### Supplied information
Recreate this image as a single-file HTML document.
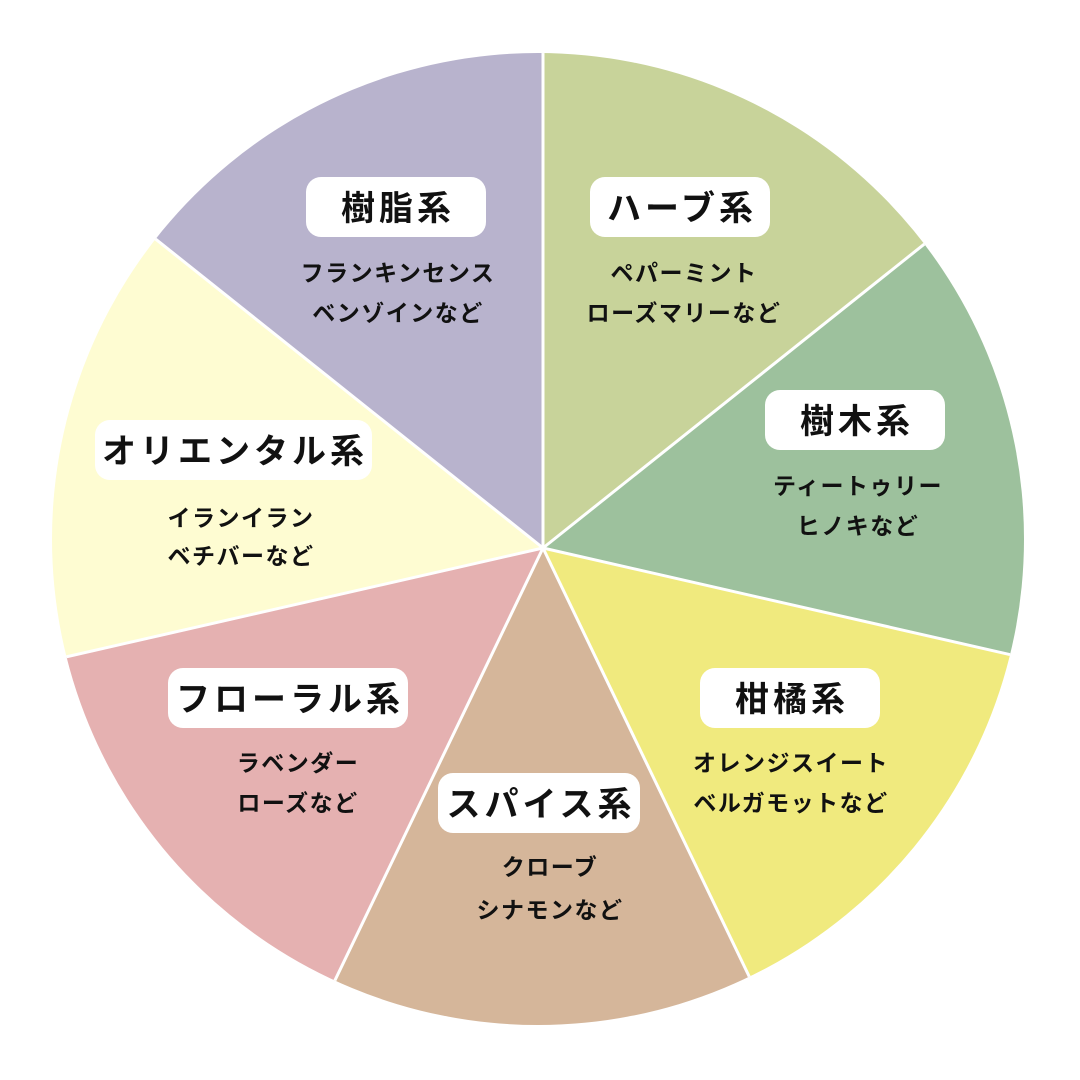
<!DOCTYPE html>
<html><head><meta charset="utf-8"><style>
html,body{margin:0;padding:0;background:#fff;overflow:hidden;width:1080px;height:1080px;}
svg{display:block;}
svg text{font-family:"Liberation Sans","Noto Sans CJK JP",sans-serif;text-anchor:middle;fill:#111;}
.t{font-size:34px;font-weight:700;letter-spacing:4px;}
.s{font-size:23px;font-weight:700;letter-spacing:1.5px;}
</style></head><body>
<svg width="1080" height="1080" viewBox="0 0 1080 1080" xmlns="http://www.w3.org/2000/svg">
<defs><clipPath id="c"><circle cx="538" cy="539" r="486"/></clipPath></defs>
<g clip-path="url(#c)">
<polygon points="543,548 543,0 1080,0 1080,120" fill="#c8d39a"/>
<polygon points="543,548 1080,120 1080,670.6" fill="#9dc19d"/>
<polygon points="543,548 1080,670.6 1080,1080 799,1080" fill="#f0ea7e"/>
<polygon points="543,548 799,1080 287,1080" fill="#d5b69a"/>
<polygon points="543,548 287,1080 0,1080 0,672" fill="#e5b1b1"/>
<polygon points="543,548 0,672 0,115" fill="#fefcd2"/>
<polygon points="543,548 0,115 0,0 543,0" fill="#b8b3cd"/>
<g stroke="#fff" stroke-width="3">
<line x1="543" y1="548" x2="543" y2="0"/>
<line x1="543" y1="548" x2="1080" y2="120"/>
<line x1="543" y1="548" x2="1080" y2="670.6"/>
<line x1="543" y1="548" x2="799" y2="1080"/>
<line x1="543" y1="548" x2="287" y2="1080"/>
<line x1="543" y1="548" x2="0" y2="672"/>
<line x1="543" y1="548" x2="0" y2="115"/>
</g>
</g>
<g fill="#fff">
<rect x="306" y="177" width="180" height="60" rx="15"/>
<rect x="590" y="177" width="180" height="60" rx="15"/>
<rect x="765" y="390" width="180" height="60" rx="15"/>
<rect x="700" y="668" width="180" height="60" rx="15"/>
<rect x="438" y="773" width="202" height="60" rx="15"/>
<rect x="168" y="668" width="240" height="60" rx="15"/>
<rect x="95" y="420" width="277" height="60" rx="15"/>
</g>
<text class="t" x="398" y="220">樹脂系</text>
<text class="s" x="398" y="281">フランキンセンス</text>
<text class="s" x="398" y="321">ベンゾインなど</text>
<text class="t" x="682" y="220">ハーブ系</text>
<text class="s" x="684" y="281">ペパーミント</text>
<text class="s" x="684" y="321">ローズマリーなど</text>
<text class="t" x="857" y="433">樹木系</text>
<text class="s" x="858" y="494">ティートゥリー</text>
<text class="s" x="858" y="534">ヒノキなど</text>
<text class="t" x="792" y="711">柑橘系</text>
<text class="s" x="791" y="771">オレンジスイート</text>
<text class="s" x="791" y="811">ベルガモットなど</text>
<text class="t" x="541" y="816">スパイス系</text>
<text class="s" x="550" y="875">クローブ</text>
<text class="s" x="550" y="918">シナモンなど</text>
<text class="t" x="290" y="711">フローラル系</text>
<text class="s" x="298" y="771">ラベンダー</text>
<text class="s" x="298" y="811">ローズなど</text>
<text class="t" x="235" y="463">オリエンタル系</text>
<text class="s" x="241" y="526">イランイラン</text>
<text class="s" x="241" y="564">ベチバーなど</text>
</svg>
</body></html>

### Stated exercise
Reproduce every line exactly and omit all pictures.

### Result for this exercise
Recreate this image as a single-file HTML document.
<!DOCTYPE html>
<html><head><meta charset="utf-8"><style>
html,body{margin:0;padding:0;background:#fff;overflow:hidden;width:1080px;height:1080px;}
svg{display:block;}
svg text{font-family:"Liberation Sans","Noto Sans CJK JP",sans-serif;text-anchor:middle;fill:#111;}
.t{font-size:34px;font-weight:700;letter-spacing:4px;}
.s{font-size:23px;font-weight:700;letter-spacing:1.5px;}
</style></head><body>
<svg width="1080" height="1080" viewBox="0 0 1080 1080" xmlns="http://www.w3.org/2000/svg">
<defs><clipPath id="c"><circle cx="538" cy="539" r="486"/></clipPath></defs>
<g clip-path="url(#c)">
<polygon points="543,548 543,0 1080,0 1080,120" fill="#c8d39a"/>
<polygon points="543,548 1080,120 1080,670.6" fill="#9dc19d"/>
<polygon points="543,548 1080,670.6 1080,1080 799,1080" fill="#f0ea7e"/>
<polygon points="543,548 799,1080 287,1080" fill="#d5b69a"/>
<polygon points="543,548 287,1080 0,1080 0,672" fill="#e5b1b1"/>
<polygon points="543,548 0,672 0,115" fill="#fefcd2"/>
<polygon points="543,548 0,115 0,0 543,0" fill="#b8b3cd"/>
<g stroke="#fff" stroke-width="3">
<line x1="543" y1="548" x2="543" y2="0"/>
<line x1="543" y1="548" x2="1080" y2="120"/>
<line x1="543" y1="548" x2="1080" y2="670.6"/>
<line x1="543" y1="548" x2="799" y2="1080"/>
<line x1="543" y1="548" x2="287" y2="1080"/>
<line x1="543" y1="548" x2="0" y2="672"/>
<line x1="543" y1="548" x2="0" y2="115"/>
</g>
</g>
<g fill="#fff">
<rect x="306" y="177" width="180" height="60" rx="15"/>
<rect x="590" y="177" width="180" height="60" rx="15"/>
<rect x="765" y="390" width="180" height="60" rx="15"/>
<rect x="700" y="668" width="180" height="60" rx="15"/>
<rect x="438" y="773" width="202" height="60" rx="15"/>
<rect x="168" y="668" width="240" height="60" rx="15"/>
<rect x="95" y="420" width="277" height="60" rx="15"/>
</g>
<text class="t" x="398" y="220">樹脂系</text>
<text class="s" x="398" y="281">フランキンセンス</text>
<text class="s" x="398" y="321">ベンゾインなど</text>
<text class="t" x="682" y="220">ハーブ系</text>
<text class="s" x="684" y="281">ペパーミント</text>
<text class="s" x="684" y="321">ローズマリーなど</text>
<text class="t" x="857" y="433">樹木系</text>
<text class="s" x="858" y="494">ティートゥリー</text>
<text class="s" x="858" y="534">ヒノキなど</text>
<text class="t" x="792" y="711">柑橘系</text>
<text class="s" x="791" y="771">オレンジスイート</text>
<text class="s" x="791" y="811">ベルガモットなど</text>
<text class="t" x="541" y="816">スパイス系</text>
<text class="s" x="550" y="875">クローブ</text>
<text class="s" x="550" y="918">シナモンなど</text>
<text class="t" x="290" y="711">フローラル系</text>
<text class="s" x="298" y="771">ラベンダー</text>
<text class="s" x="298" y="811">ローズなど</text>
<text class="t" x="235" y="463">オリエンタル系</text>
<text class="s" x="241" y="526">イランイラン</text>
<text class="s" x="241" y="564">ベチバーなど</text>
</svg>
</body></html>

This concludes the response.